**What is required**:
Would you transcribe the listing that follows, character for character, and omit its images?

+++

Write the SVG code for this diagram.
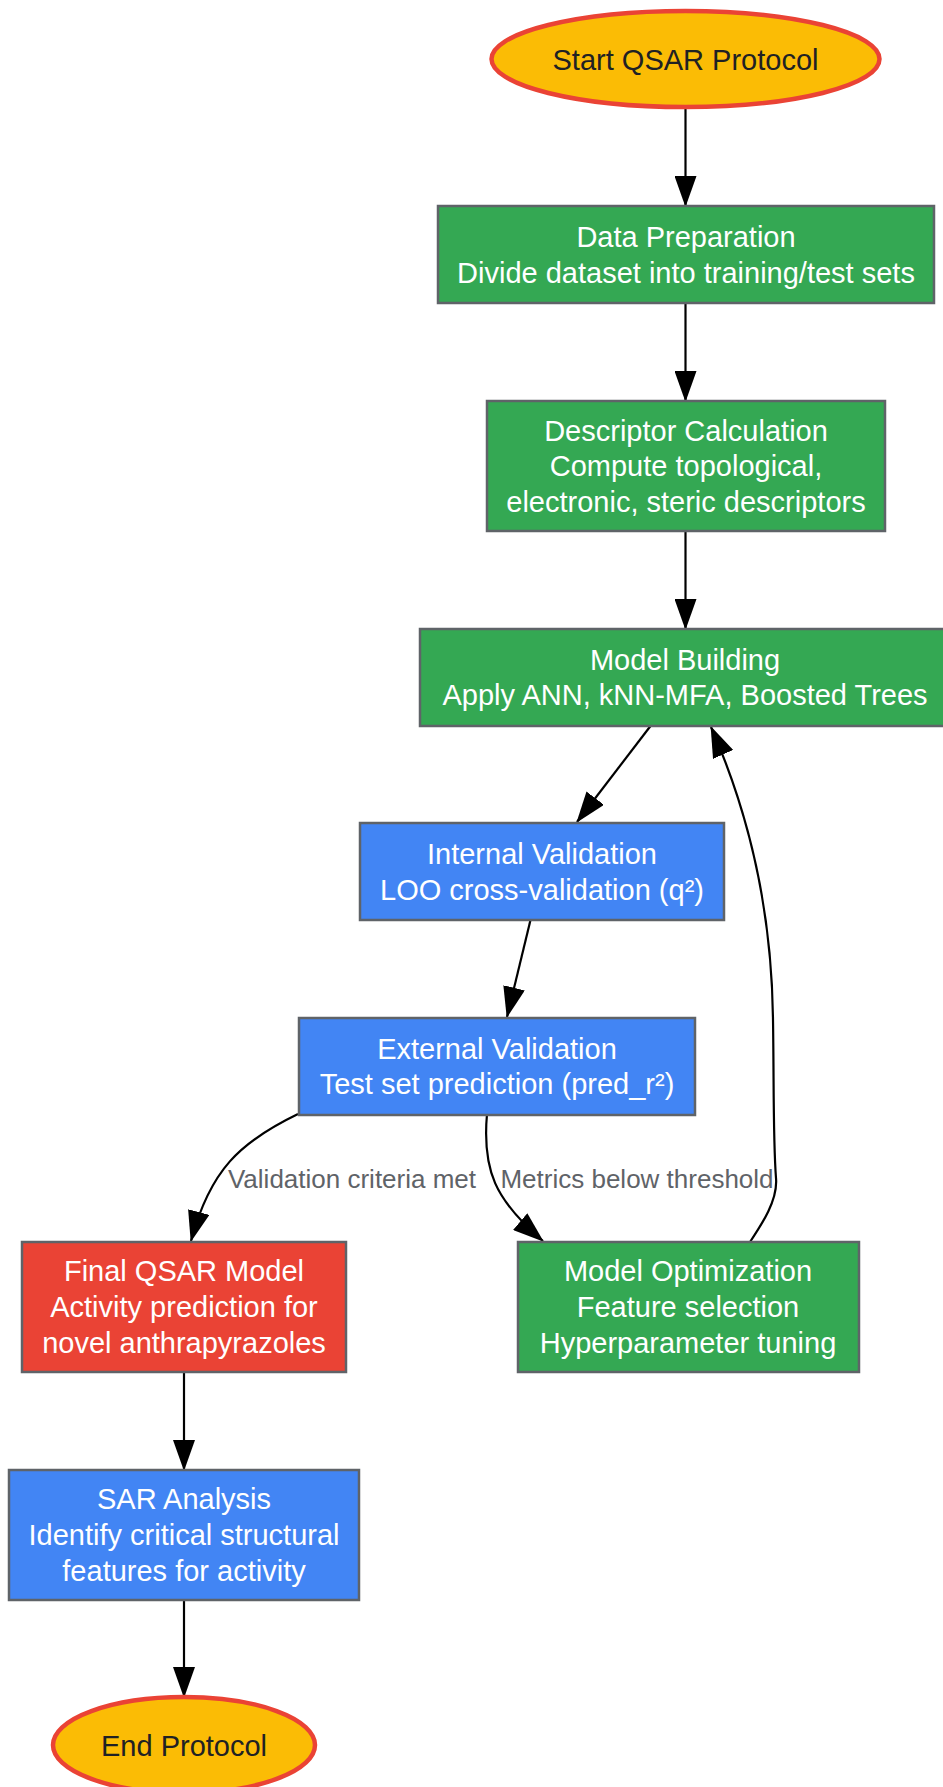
<svg xmlns="http://www.w3.org/2000/svg" width="943" height="1787" viewBox="0 0 943 1787">
<style>
text{font-family:"Liberation Sans",Arial,sans-serif;font-size:29px;text-anchor:middle}
.g{fill:#34A853}.b{fill:#4285F4}.r{fill:#EA4335}
.box{stroke:#5f6368;stroke-width:2.5}
.w{fill:#ffffff}
.oval{fill:#FBBC05;stroke:#EA4335;stroke-width:4.5}
.dk{fill:#202124}
.e{fill:none;stroke:#000;stroke-width:2.2;marker-end:url(#ah)}
.lbl{font-size:26px;fill:#5f6368}
</style>
<defs>
<marker id="ah" markerUnits="userSpaceOnUse" markerWidth="31" markerHeight="22" refX="30" refY="11" orient="auto">
<path d="M0,0 L31,11 L0,22 z" fill="#000"/>
</marker>
</defs>
<g id="connectors">
<path class="e" d="M685.5,108 L685.5,206"/>
<path class="e" d="M685.5,303 L685.5,401"/>
<path class="e" d="M685.5,531 L685.5,629"/>
<path class="e" d="M650.5,726 L577,822"/>
<path class="e" d="M530.5,920 L507,1017"/>
<path class="e" d="M298,1114 C240,1142 210,1170 191,1241"/>
<path class="e" d="M487,1114 C482,1170 495,1200 543,1241"/>
<path class="e" d="M750,1242 C762,1224 778,1200 776,1178 C773,1140 774,1080 773,1020 C772,920 752,820 711,727"/>
<path class="e" d="M184,1372 L184,1470"/>
<path class="e" d="M184,1600 L184,1697"/>
<text class="lbl" x="352" y="1188">Validation criteria met</text>
<text class="lbl" x="637" y="1188">Metrics below threshold</text>
</g>
<g id="start">
<ellipse class="oval" cx="685.5" cy="59" rx="194" ry="48"/>
<text class="dk" x="685.5" y="70">Start QSAR Protocol</text>
</g>
<g id="dataprep">
<rect class="box g" x="438" y="206" width="496" height="97"/>
<text class="w" x="686" y="247">Data Preparation</text>
<text class="w" x="686" y="282.6">Divide dataset into training/test sets</text>
</g>
<g id="descriptor">
<rect class="box g" x="487" y="401" width="398" height="130"/>
<text class="w" x="686" y="440.5">Descriptor Calculation</text>
<text class="w" x="686" y="476.3">Compute topological,</text>
<text class="w" x="686" y="512">electronic, steric descriptors</text>
</g>
<g id="modelbuilding">
<rect class="box g" x="420" y="629" width="530" height="97"/>
<text class="w" x="685" y="669.6">Model Building</text>
<text class="w" x="685" y="705.2">Apply ANN, kNN-MFA, Boosted Trees</text>
</g>
<g id="internal">
<rect class="box b" x="360" y="823" width="364" height="97"/>
<text class="w" x="542" y="864">Internal Validation</text>
<text class="w" x="542" y="899.6">LOO cross-validation (q²)</text>
</g>
<g id="external">
<rect class="box b" x="299" y="1018" width="396" height="97"/>
<text class="w" x="497" y="1058.6">External Validation</text>
<text class="w" x="497" y="1094.2">Test set prediction (pred_r²)</text>
</g>
<g id="final">
<rect class="box r" x="22" y="1242" width="324" height="130"/>
<text class="w" x="184" y="1281">Final QSAR Model</text>
<text class="w" x="184" y="1317">Activity prediction for</text>
<text class="w" x="184" y="1353">novel anthrapyrazoles</text>
</g>
<g id="optimization">
<rect class="box g" x="518" y="1242" width="341" height="130"/>
<text class="w" x="688" y="1281">Model Optimization</text>
<text class="w" x="688" y="1317">Feature selection</text>
<text class="w" x="688" y="1353">Hyperparameter tuning</text>
</g>
<g id="sar">
<rect class="box b" x="9" y="1470" width="350" height="130"/>
<text class="w" x="184" y="1509">SAR Analysis</text>
<text class="w" x="184" y="1545">Identify critical structural</text>
<text class="w" x="184" y="1581">features for activity</text>
</g>
<g id="end">
<ellipse class="oval" cx="184" cy="1745" rx="131" ry="48"/>
<text class="dk" x="184" y="1755.5">End Protocol</text>
</g>
</svg>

+++

**Worked answer**:
Write the SVG code for this diagram.
<svg xmlns="http://www.w3.org/2000/svg" width="943" height="1787" viewBox="0 0 943 1787">
<style>
text{font-family:"Liberation Sans",Arial,sans-serif;font-size:29px;text-anchor:middle}
.g{fill:#34A853}.b{fill:#4285F4}.r{fill:#EA4335}
.box{stroke:#5f6368;stroke-width:2.5}
.w{fill:#ffffff}
.oval{fill:#FBBC05;stroke:#EA4335;stroke-width:4.5}
.dk{fill:#202124}
.e{fill:none;stroke:#000;stroke-width:2.2;marker-end:url(#ah)}
.lbl{font-size:26px;fill:#5f6368}
</style>
<defs>
<marker id="ah" markerUnits="userSpaceOnUse" markerWidth="31" markerHeight="22" refX="30" refY="11" orient="auto">
<path d="M0,0 L31,11 L0,22 z" fill="#000"/>
</marker>
</defs>
<g id="connectors">
<path class="e" d="M685.5,108 L685.5,206"/>
<path class="e" d="M685.5,303 L685.5,401"/>
<path class="e" d="M685.5,531 L685.5,629"/>
<path class="e" d="M650.5,726 L577,822"/>
<path class="e" d="M530.5,920 L507,1017"/>
<path class="e" d="M298,1114 C240,1142 210,1170 191,1241"/>
<path class="e" d="M487,1114 C482,1170 495,1200 543,1241"/>
<path class="e" d="M750,1242 C762,1224 778,1200 776,1178 C773,1140 774,1080 773,1020 C772,920 752,820 711,727"/>
<path class="e" d="M184,1372 L184,1470"/>
<path class="e" d="M184,1600 L184,1697"/>
<text class="lbl" x="352" y="1188">Validation criteria met</text>
<text class="lbl" x="637" y="1188">Metrics below threshold</text>
</g>
<g id="start">
<ellipse class="oval" cx="685.5" cy="59" rx="194" ry="48"/>
<text class="dk" x="685.5" y="70">Start QSAR Protocol</text>
</g>
<g id="dataprep">
<rect class="box g" x="438" y="206" width="496" height="97"/>
<text class="w" x="686" y="247">Data Preparation</text>
<text class="w" x="686" y="282.6">Divide dataset into training/test sets</text>
</g>
<g id="descriptor">
<rect class="box g" x="487" y="401" width="398" height="130"/>
<text class="w" x="686" y="440.5">Descriptor Calculation</text>
<text class="w" x="686" y="476.3">Compute topological,</text>
<text class="w" x="686" y="512">electronic, steric descriptors</text>
</g>
<g id="modelbuilding">
<rect class="box g" x="420" y="629" width="530" height="97"/>
<text class="w" x="685" y="669.6">Model Building</text>
<text class="w" x="685" y="705.2">Apply ANN, kNN-MFA, Boosted Trees</text>
</g>
<g id="internal">
<rect class="box b" x="360" y="823" width="364" height="97"/>
<text class="w" x="542" y="864">Internal Validation</text>
<text class="w" x="542" y="899.6">LOO cross-validation (q²)</text>
</g>
<g id="external">
<rect class="box b" x="299" y="1018" width="396" height="97"/>
<text class="w" x="497" y="1058.6">External Validation</text>
<text class="w" x="497" y="1094.2">Test set prediction (pred_r²)</text>
</g>
<g id="final">
<rect class="box r" x="22" y="1242" width="324" height="130"/>
<text class="w" x="184" y="1281">Final QSAR Model</text>
<text class="w" x="184" y="1317">Activity prediction for</text>
<text class="w" x="184" y="1353">novel anthrapyrazoles</text>
</g>
<g id="optimization">
<rect class="box g" x="518" y="1242" width="341" height="130"/>
<text class="w" x="688" y="1281">Model Optimization</text>
<text class="w" x="688" y="1317">Feature selection</text>
<text class="w" x="688" y="1353">Hyperparameter tuning</text>
</g>
<g id="sar">
<rect class="box b" x="9" y="1470" width="350" height="130"/>
<text class="w" x="184" y="1509">SAR Analysis</text>
<text class="w" x="184" y="1545">Identify critical structural</text>
<text class="w" x="184" y="1581">features for activity</text>
</g>
<g id="end">
<ellipse class="oval" cx="184" cy="1745" rx="131" ry="48"/>
<text class="dk" x="184" y="1755.5">End Protocol</text>
</g>
</svg>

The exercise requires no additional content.